Peter Brock tells the story of the Daytona Coupe as if it was yesterday. This is the other Peter Brock, who in 1964 when he was still learning to guide a razor across his chin was tapped by Carroll Shelby to design a roofed variant of the iconic Cobra roadster.
Shelby this week announced the company will construct 50 new Daytona Coupes – wearing ID plate numbers 9950 to 9999 – identical in silhouette to the original that Brock sketched on the floor of Carroll’s Venice, California workshop in February 1964.
Not really tribute cars and not really reproductions, according to Shelby marketing chief Gary Schechner, but a continuation of original production with a 50-year intermission.
The Daytona Coupe’s history has evolved into legend, as happens when a small semi-independent race shop like Shelby goes door-to-door with Ford, Chevrolet and Ferrari and drives away with the polished cup and the empty celebratory bottle.
The Daytona Coupe won the 1965 FIA World Sportscar Championship and tallied class wins at Sebring, Daytona, Le Mans, Nurburgring and Reims.
Six Daytona Coupes were raced throughout 1964-65 and all six survive today. Estimated values sit firmly between $US9-12 million, and Schechner says all six original Daytona Coupes will come together on the same patch of tarmac at the Goodwood Revival over September 11-13.
The 50 new Daytona Coupes will be offered in hand-formed aluminium ($US349,000) or in fibreglass ($US179,000) without an engine.
To manoeuvre around legislation, the new coupes cannot be sold as running cars.

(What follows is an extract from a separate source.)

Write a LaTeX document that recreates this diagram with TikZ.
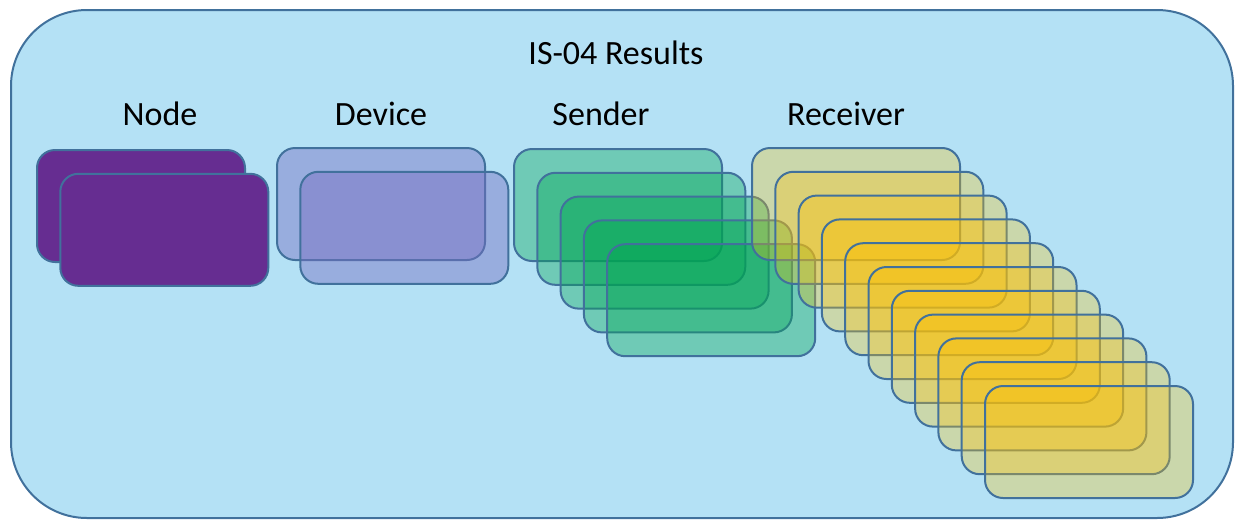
\documentclass[tikz,border=0pt]{standalone}
\usepackage{fontspec}
\setmainfont{Carlito}
\usepackage{tikz}
\usetikzlibrary{positioning}

\definecolor{panelblue}{RGB}{180,225,245}
\definecolor{edgeblue}{RGB}{65,113,156}
\definecolor{nodepurple}{RGB}{102,45,145}
\definecolor{devviolet}{RGB}{120,110,195}
\definecolor{sendgreen}{RGB}{0,166,81}
\definecolor{recvyellow}{RGB}{255,192,0}

\tikzset{
	panel/.style={draw=edgeblue,line width=1pt,fill=panelblue,rounded corners=38pt,
		minimum width=611pt,minimum height=254pt,inner sep=0pt},
	resbox/.style={draw=edgeblue,line width=1pt,rounded corners=9pt,
		minimum width=104pt,minimum height=56pt,inner sep=0pt},
	nodebox/.style={resbox,fill=nodepurple},
	devbox/.style={resbox,fill=devviolet,fill opacity=0.45},
	sndbox/.style={resbox,fill=sendgreen,fill opacity=0.38},
	rcvbox/.style={resbox,fill=recvyellow,fill opacity=0.3},
	heading/.style={font=\fontsize{17}{20}\selectfont,anchor=base},
	colhead/.style={font=\fontsize{17}{20}\selectfont,anchor=base}
}

\begin{document}
\begin{tikzpicture}[x=0.5pt,y=-0.5pt]
	\useasboundingbox (0,0) rectangle (1235,520);
	\node[panel] (frame) at (622,264) {};
	\node[heading] (title) at (616,64) {IS-04 Results};
	% column headings
	\node[colhead] (h-node) at (160,125) {Node};
	\node[colhead] (h-dev)  at (381,125) {Device};
	\node[colhead] (h-snd)  at (601,125) {Sender};
	\node[colhead] (h-rcv)  at (846,125) {Receiver};
	% stacks of resources
	\foreach \i in {0,1}
		\node[nodebox] (nd-\i) at ({141+23.3*\i},{206+23.8*\i}) {};
	\foreach \i in {0,1}
		\node[devbox] (dv-\i) at ({381+23.3*\i},{204+23.8*\i}) {};
	\foreach \i in {0,...,4}
		\node[sndbox] (sd-\i) at ({618+23.3*\i},{205+23.8*\i}) {};
	\foreach \i in {0,...,10}
		\node[rcvbox] (rv-\i) at ({856+23.3*\i},{204+23.8*\i}) {};
\end{tikzpicture}
\end{document}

They will be sold as a ‘specially constructed vehicle’ assembled by Shelby to the point of a rolling chassis with modern Wilwood brakes, a complete body and assembled interior.
The buyer drops in the Ford 289ci V8 and pushes the registration papers through the appropriate channels.
And ruthlessly true to 1964-65 racing technology, a new Daytona Coupe lacks everything related to modern comfort and safety. Life in a 1960s era race car is barely tolerated. There's no air-conditioning, no sound deadening, no airbags and the aluminium bodied coupes don’t even offer door-handles or locks. Radio? Sing loudly.
You unlatch the door by sliding open the small Perspex window and reaching inside. The driver’s seat is slightly angled just like the original car's, which was profiled around English test driver Ken Miles, who Brock describes as 175cm and 65kg.
Going back to 1964, Brock takes up the story of how all this happened, but if you’re expecting a grand plan with detailed performance objectives and wind tunnel testing, that’s not the story of the Daytona Coupe.
Books have been written quoting many details, but Brock tells the story with style: an American, an Englishman and a New Zealander worked together in a backroom shunned by the team manager and crew members because the Coupe didn’t look like a real race car.
“We built the original Coupe in 90 days and with no money,” says Brock. “And we couldn’t have built it without John Ohlson – ‘it could be spelled sen’ – a New Zealander who was a fantastic fabricator.”
“We started with a roadster chassis (90-inch wheelbase) and had to make the aluminum (sic) body fit all the hard points. The chassis dictated the overall size and form followed function,” remembers Brock.
“I had some aerodynamic research done by the Germans in the 1930, and that’s what I used.”
Those original templates used to shape the original six Shelby Daytona Coupes have been used again to shape the 50 new Coupes.
“I moved to California to race cars and Carroll Shelby hired me to run his driving school. Carroll knew nothing about my work as a designer with GM until we started on the Daytona Coupe – which was initially called Brock’s Folly by the race team.”
When news in 2006 began to trickle out that Peter Brock (the Australian) had been killed driving a Daytona Coupe in West Australia, Peter Brock’s (the American) family began receiving consolatory emails and phone calls.
“At the time I lived in Washington State (WA), so everyone just assumed it had to be me,” says Brock. “Of course, Peter Brock was far more famous than I am.”